[Data extracted from a collection]

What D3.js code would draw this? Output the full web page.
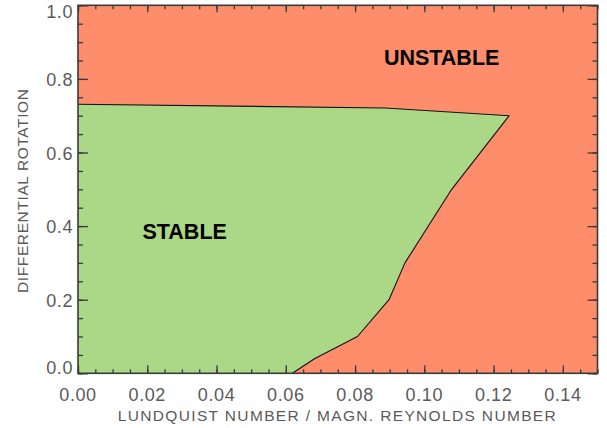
<!DOCTYPE html>
<html>
<head>
<meta charset="utf-8">
<script src="https://cdn.jsdelivr.net/npm/d3@7"></script>
<style>
  html, body { margin: 0; padding: 0; background: #fff; }
  svg { display: block; }
  text { font-family: "Liberation Sans", Arial, sans-serif; }
</style>
</head>
<body>
<svg id="chart" width="607" height="428"></svg>
<script>
// Stability boundary: (Lundquist number^-1, differential rotation)
const boundaryX = [0.000, 0.0887, 0.1245, 0.1079, 0.0944, 0.0898, 0.0807, 0.0684, 0.0619];
const boundaryY = [0.731, 0.721, 0.700, 0.500, 0.300, 0.200, 0.100, 0.040, 0.000];

const xTicks = [0.00, 0.02, 0.04, 0.06, 0.08, 0.10, 0.12, 0.14];
const yTicks = [0.0, 0.2, 0.4, 0.6, 0.8, 1.0];
const xDomain = [0, 0.15];
const yDomain = [0, 1.0];

const regionLabels = [
  { text: "UNSTABLE", x: 0.1050, y: 0.857 },
  { text: "STABLE", x: 0.0308, y: 0.384 }
];

const xTitle = "LUNDQUIST NUMBER / MAGN. REYNOLDS NUMBER";
const yTitle = "DIFFERENTIAL ROTATION";

const colors = { unstable: "#FE8D6B", stable: "#AAD886", axis: "#3a3a3a", tickText: "#5a5a5a" };

const svg = d3.select("#chart");
const m = { left: 78, right: 9.5, top: 5.3, bottom: 54.7 };
const W = 607, H = 428;

const x = d3.scaleLinear().domain(xDomain).range([m.left, W - m.right]);
const y = d3.scaleLinear().domain(yDomain).range([H - m.bottom, m.top]);

// Unstable background
svg.append("rect")
  .attr("x", x(xDomain[0])).attr("y", y(yDomain[1]))
  .attr("width", x(xDomain[1]) - x(xDomain[0]))
  .attr("height", y(yDomain[0]) - y(yDomain[1]))
  .attr("fill", colors.unstable);

// Stable region bounded by the axes and the boundary curve
const pts = boundaryX.map((d, i) => [d, boundaryY[i]]);
const poly = [[0, 0]].concat(pts);
svg.append("path")
  .attr("d", d3.line().x(d => x(d[0])).y(d => y(d[1]))(poly) + "Z")
  .attr("fill", colors.stable);

svg.append("path")
  .attr("d", d3.line().x(d => x(d[0])).y(d => y(d[1]))(pts))
  .attr("fill", "none")
  .attr("stroke", "#111")
  .attr("stroke-width", 1.1)
  .attr("stroke-linejoin", "round");

// Region labels
svg.selectAll("text.region").data(regionLabels).join("text")
  .attr("class", "region")
  .attr("x", d => x(d.x)).attr("y", d => y(d.y))
  .attr("text-anchor", "middle")
  .attr("dominant-baseline", "central")
  .attr("font-size", 21.5)
  .attr("font-weight", "bold")
  .attr("fill", "#000")
  .text(d => d.text);

// Axes with inward ticks on all four sides
const xMinor = d3.range(0, 0.15001, 0.005);
const yMinor = d3.range(0, 1.0001, 0.05);

function addAxis(axis, transform) {
  const g = svg.append("g").attr("transform", transform).call(axis);
  g.select(".domain").remove();
  g.selectAll("line").attr("stroke", colors.axis).attr("stroke-width", 1.3);
  g.selectAll("text").remove();
  return g;
}
const fy = H - m.bottom, fx = W - m.right;
addAxis(d3.axisBottom(x).tickValues(xMinor).tickSize(-4), `translate(0,${fy})`);
addAxis(d3.axisBottom(x).tickValues(xTicks).tickSize(-8), `translate(0,${fy})`);
addAxis(d3.axisTop(x).tickValues(xMinor).tickSize(-4), `translate(0,${m.top})`);
addAxis(d3.axisTop(x).tickValues(xTicks).tickSize(-7), `translate(0,${m.top})`);
addAxis(d3.axisLeft(y).tickValues(yMinor).tickSize(-5), `translate(${m.left},0)`);
addAxis(d3.axisLeft(y).tickValues(yTicks).tickSize(-10), `translate(${m.left},0)`);
addAxis(d3.axisRight(y).tickValues(yMinor).tickSize(-5), `translate(${fx},0)`);
addAxis(d3.axisRight(y).tickValues(yTicks).tickSize(-10), `translate(${fx},0)`);

// Frame
svg.append("rect")
  .attr("x", m.left).attr("y", m.top)
  .attr("width", fx - m.left).attr("height", fy - m.top)
  .attr("fill", "none").attr("stroke", colors.axis).attr("stroke-width", 1.6);

// Tick labels
svg.selectAll("text.xt").data(xTicks).join("text")
  .attr("class", "xt")
  .attr("x", d => x(d)).attr("y", fy + 28)
  .attr("text-anchor", "middle")
  .attr("font-size", 18)
  .attr("letter-spacing", 0.6)
  .attr("fill", colors.tickText)
  .text(d => d3.format(".2f")(d));

svg.selectAll("text.yt").data(yTicks).join("text")
  .attr("class", "yt")
  .attr("x", m.left - 5).attr("y", d => y(d))
  .attr("dy", d => d === 1.0 ? 13 : d === 0 ? 1 : 7)
  .attr("text-anchor", "end")
  .attr("font-size", 18)
  .attr("letter-spacing", 0.6)
  .attr("fill", colors.tickText)
  .text(d => d3.format(".1f")(d));

// Axis titles
svg.append("text")
  .attr("x", (m.left + fx) / 2 - 1).attr("y", 421)
  .attr("text-anchor", "middle")
  .attr("font-size", 15.5)
  .attr("textLength", 438).attr("lengthAdjust", "spacing")
  .attr("fill", colors.tickText)
  .text(xTitle);

svg.append("text")
  .attr("transform", "translate(28,191) rotate(-90)")
  .attr("text-anchor", "middle")
  .attr("font-size", 15.5)
  .attr("textLength", 204).attr("lengthAdjust", "spacing")
  .attr("fill", colors.tickText)
  .text(yTitle);
</script>
</body>
</html>
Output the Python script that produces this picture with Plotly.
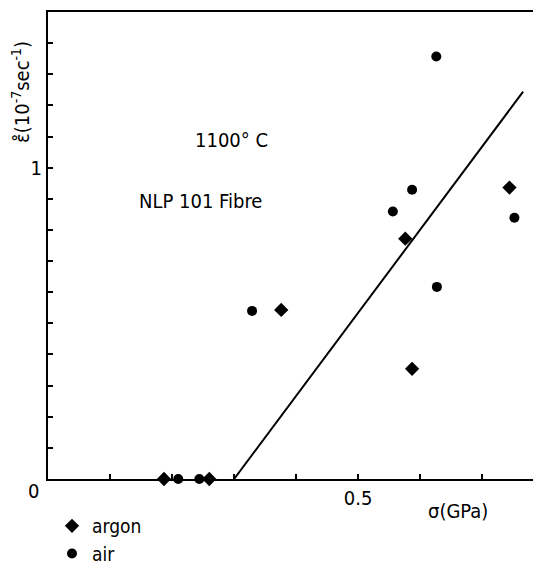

* [Task prompt]: Print each line of the material above exactly, with the pictures removed from your copy.

* [Written solution]:
What D3.js code would draw this? Output the full web page.
<!DOCTYPE html>
<html>
<head>
<meta charset="utf-8">
<script src="https://cdn.jsdelivr.net/npm/d3@7"></script>
<style>
  html, body { margin: 0; padding: 0; background: #fff; }
  svg { display: block; }
  text { font-family: "Liberation Sans", Arial, sans-serif; }
</style>
</head>
<body>
<svg id="chart" width="607" height="428"></svg>
<script>
// Stability boundary: (Lundquist number^-1, differential rotation)
const boundaryX = [0.000, 0.0887, 0.1245, 0.1079, 0.0944, 0.0898, 0.0807, 0.0684, 0.0619];
const boundaryY = [0.731, 0.721, 0.700, 0.500, 0.300, 0.200, 0.100, 0.040, 0.000];

const xTicks = [0.00, 0.02, 0.04, 0.06, 0.08, 0.10, 0.12, 0.14];
const yTicks = [0.0, 0.2, 0.4, 0.6, 0.8, 1.0];
const xDomain = [0, 0.15];
const yDomain = [0, 1.0];

const regionLabels = [
  { text: "UNSTABLE", x: 0.1050, y: 0.857 },
  { text: "STABLE", x: 0.0308, y: 0.384 }
];

const xTitle = "LUNDQUIST NUMBER / MAGN. REYNOLDS NUMBER";
const yTitle = "DIFFERENTIAL ROTATION";

const colors = { unstable: "#FE8D6B", stable: "#AAD886", axis: "#3a3a3a", tickText: "#5a5a5a" };

const svg = d3.select("#chart");
const m = { left: 78, right: 9.5, top: 5.3, bottom: 54.7 };
const W = 607, H = 428;

const x = d3.scaleLinear().domain(xDomain).range([m.left, W - m.right]);
const y = d3.scaleLinear().domain(yDomain).range([H - m.bottom, m.top]);

// Unstable background
svg.append("rect")
  .attr("x", x(xDomain[0])).attr("y", y(yDomain[1]))
  .attr("width", x(xDomain[1]) - x(xDomain[0]))
  .attr("height", y(yDomain[0]) - y(yDomain[1]))
  .attr("fill", colors.unstable);

// Stable region bounded by the axes and the boundary curve
const pts = boundaryX.map((d, i) => [d, boundaryY[i]]);
const poly = [[0, 0]].concat(pts);
svg.append("path")
  .attr("d", d3.line().x(d => x(d[0])).y(d => y(d[1]))(poly) + "Z")
  .attr("fill", colors.stable);

svg.append("path")
  .attr("d", d3.line().x(d => x(d[0])).y(d => y(d[1]))(pts))
  .attr("fill", "none")
  .attr("stroke", "#111")
  .attr("stroke-width", 1.1)
  .attr("stroke-linejoin", "round");

// Region labels
svg.selectAll("text.region").data(regionLabels).join("text")
  .attr("class", "region")
  .attr("x", d => x(d.x)).attr("y", d => y(d.y))
  .attr("text-anchor", "middle")
  .attr("dominant-baseline", "central")
  .attr("font-size", 21.5)
  .attr("font-weight", "bold")
  .attr("fill", "#000")
  .text(d => d.text);

// Axes with inward ticks on all four sides
const xMinor = d3.range(0, 0.15001, 0.005);
const yMinor = d3.range(0, 1.0001, 0.05);

function addAxis(axis, transform) {
  const g = svg.append("g").attr("transform", transform).call(axis);
  g.select(".domain").remove();
  g.selectAll("line").attr("stroke", colors.axis).attr("stroke-width", 1.3);
  g.selectAll("text").remove();
  return g;
}
const fy = H - m.bottom, fx = W - m.right;
addAxis(d3.axisBottom(x).tickValues(xMinor).tickSize(-4), `translate(0,${fy})`);
addAxis(d3.axisBottom(x).tickValues(xTicks).tickSize(-8), `translate(0,${fy})`);
addAxis(d3.axisTop(x).tickValues(xMinor).tickSize(-4), `translate(0,${m.top})`);
addAxis(d3.axisTop(x).tickValues(xTicks).tickSize(-7), `translate(0,${m.top})`);
addAxis(d3.axisLeft(y).tickValues(yMinor).tickSize(-5), `translate(${m.left},0)`);
addAxis(d3.axisLeft(y).tickValues(yTicks).tickSize(-10), `translate(${m.left},0)`);
addAxis(d3.axisRight(y).tickValues(yMinor).tickSize(-5), `translate(${fx},0)`);
addAxis(d3.axisRight(y).tickValues(yTicks).tickSize(-10), `translate(${fx},0)`);

// Frame
svg.append("rect")
  .attr("x", m.left).attr("y", m.top)
  .attr("width", fx - m.left).attr("height", fy - m.top)
  .attr("fill", "none").attr("stroke", colors.axis).attr("stroke-width", 1.6);

// Tick labels
svg.selectAll("text.xt").data(xTicks).join("text")
  .attr("class", "xt")
  .attr("x", d => x(d)).attr("y", fy + 28)
  .attr("text-anchor", "middle")
  .attr("font-size", 18)
  .attr("letter-spacing", 0.6)
  .attr("fill", colors.tickText)
  .text(d => d3.format(".2f")(d));

svg.selectAll("text.yt").data(yTicks).join("text")
  .attr("class", "yt")
  .attr("x", m.left - 5).attr("y", d => y(d))
  .attr("dy", d => d === 1.0 ? 13 : d === 0 ? 1 : 7)
  .attr("text-anchor", "end")
  .attr("font-size", 18)
  .attr("letter-spacing", 0.6)
  .attr("fill", colors.tickText)
  .text(d => d3.format(".1f")(d));

// Axis titles
svg.append("text")
  .attr("x", (m.left + fx) / 2 - 1).attr("y", 421)
  .attr("text-anchor", "middle")
  .attr("font-size", 15.5)
  .attr("textLength", 438).attr("lengthAdjust", "spacing")
  .attr("fill", colors.tickText)
  .text(xTitle);

svg.append("text")
  .attr("transform", "translate(28,191) rotate(-90)")
  .attr("text-anchor", "middle")
  .attr("font-size", 15.5)
  .attr("textLength", 204).attr("lengthAdjust", "spacing")
  .attr("fill", colors.tickText)
  .text(yTitle);
</script>
</body>
</html>
Output the Python script that produces this picture with Plotly.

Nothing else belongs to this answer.